How We Rebuilt the Machine While Flying It
I spoke at Open Conf 2025 about a problem that doesn’t fit neatly into sprint planning: how do you modernize a platform when 20 million people depend on it not breaking?
My talk traced five years of work rebuilding TalentLMS’s interface and infrastructure while the product kept growing. The pandemic had accelerated user growth exponentially, and we were left with a decade-old codebase that had become a bottleneck for everything we wanted to ship.
The early stories revealed deeper problems than outdated UI. Knowledge lived in silos. A Docker setup existed in three places, shared with nobody. Test environments called “bleedings” couldn’t actually bleed without someone getting an earful. When our first beta release drew harsh feedback, we panicked and threw Brooks’s Law out the window, adding everyone to a project that was already struggling.
What made the difference wasn’t heroic rescues or grand architectural visions. It was treating every small dysfunction as something fixable. The contraband database dumps became a shared local environment. The fragile bleedings became isolated sandboxes for safe experimentation. The testing vacuum became 20K automated tests. Time to first PR dropped from a month to a week.
We invested in automation across the board: linting, static analysis, CI/CD. We invested in people through training and mentorship programs. We introduced event-driven architecture and leveled up our documentation with ADRs and PRDs. All of this happened while continuing to serve those 20 million users.

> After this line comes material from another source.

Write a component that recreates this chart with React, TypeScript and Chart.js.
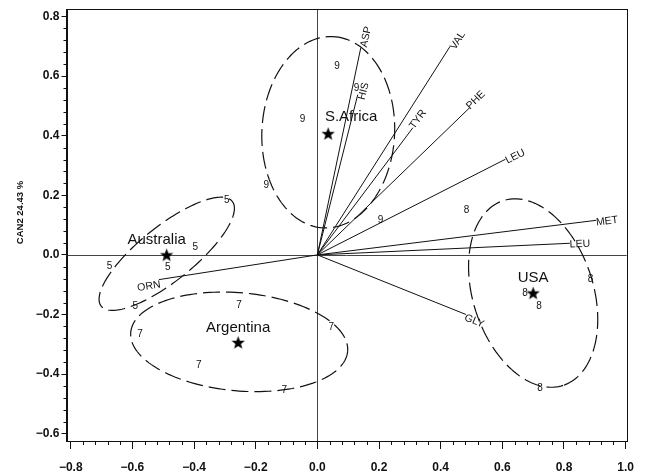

The release itself was rough. Three years of work met with resistance to change and the inevitable issues that come with big releases. But once we started shipping new features on top of the modernized foundation, the mood shifted. A year later, customers were consistently positive about both the UX upgrade and the pace of new capabilities. A team that struggled for three years to deliver the UI redesign shipped over 50+ new features in the year that followed.
The point I wanted to leave with the audience was that multi-year projects don’t fail from technical complexity. They fail when teams stop asking “How do we fix this?” about the small problems. Every silly story, every frustrating blocker, every moment of friction is a signal. The teams that survive these projects are the ones that treat those signals as things they can actually change.
We’re now months away from our next multi-year adventure. We haven’t solved every problem, but we’ve proven we don’t hide from them. That’s the foundation that matters most.